In order to protect consumers, all credit purchasers will be obliged to appoint a credit servicer for consumer portfolios. In addition, third country credit purchasers will have to appoint a credit servicer for SME portfolios to protect entrepreneurs.

Further, a uniform level of protection will be introduced for borrowers who cannot pay their debts, requiring credit purchasers and servicers to provide accurate information, protect borrowers’ privacy and refrain from any harassment or undue influence.

In advance of the first debt collection, a borrower will also have the right to be notified in a clear and understandable manner on paper or another durable medium concerning any transfer of a creditor’s rights. The information should include a date of transfer, identification, contact details and authorisation of a new credit servicer, as well as detailed information on the amounts due by the borrower. Additionally, the borrower should be informed where they can submit complaints.

Fees and penalties charged by servicers cannot change, as per the new directive, nor any additional costs be imposed. Furthermore, the contract and obligations between a credit servicer towards a credit purchaser should not be altered by the outsourcing of credit servicing.

Finally, a borrower’s individual circumstances should be taken into account, including mortgages linked to a residential property and their ability to repay a loan. Measures may include partial refinancing of a credit agreement, modifying the terms of the agreement and extending the terms of the loan.

In other news…

Direct lending platform acquired
Sound Point Capital Management has acquired the US direct lending platform of CVC Credit. As part of the agreement, Sound Point has hired a team of nine investment professionals from CVC Credit, who together manage a portfolio of approximately US$1bn of assets.

The nine-person CVC team is led by Tom Newberry, global head of private debt at CVC Credit, and David DeSantis, head of US private debt at CVC Credit. Terms of the transaction were not disclosed.

North America
Andrew Rippert has joined Aspen in the newly created role of evp - head of mortgage, reporting to Christian Dunleavy, chief underwriting officer of Aspen Reinsurance. He will also become a member of the firm’s reinsurance executive committee.

Rippert has over 20 years’ experience in shaping and building global mortgage insurance and reinsurance businesses and portfolios. He previously built and led Arch Capital’s mortgage credit business.

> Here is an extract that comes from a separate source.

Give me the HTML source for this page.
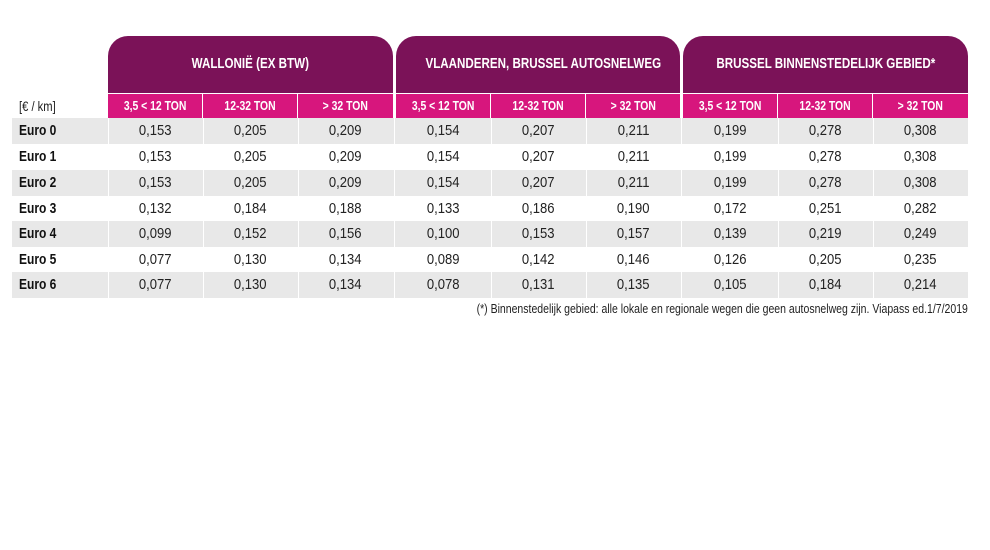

David Ryan has joined Barclays as director, CLO syndication, based in New York. He was previously director, head of US CLO syndication at Deutsche Bank, which he joined in January 2004.

RMBS provisioning mechanism enhanced
Finance Ireland Credit Solutions is in the market with its third Irish RMBS, Finance Ireland RMBS No. 3. In addition to loss-based provisioning, the STS transaction features a provisioning mechanism based on the arrears status of a loan, which increases with the number of months in arrears. Consequently, excess spread can be trapped earlier in the recovery process, which Rabobank credit analysts describe as “a clear positive”.

The securitisation is backed by a €292.35m provisional pool of 1,142 owner-occupied mortgage loans, with an average seasoning of 4.89 months and a weighted-average current indexed LTV of 72.65%. First-time buyers and self-employed borrowers account for 43.19% and 18.05% of the collateral respectively.

Classes A through F are being publicly offered. Pricing is expected next week.

BofA Securities is arranger on the deal and is joined by BNP Paribas, Citi and Standard Chartered as joint lead managers. The initial option holder is funds advised by M&G.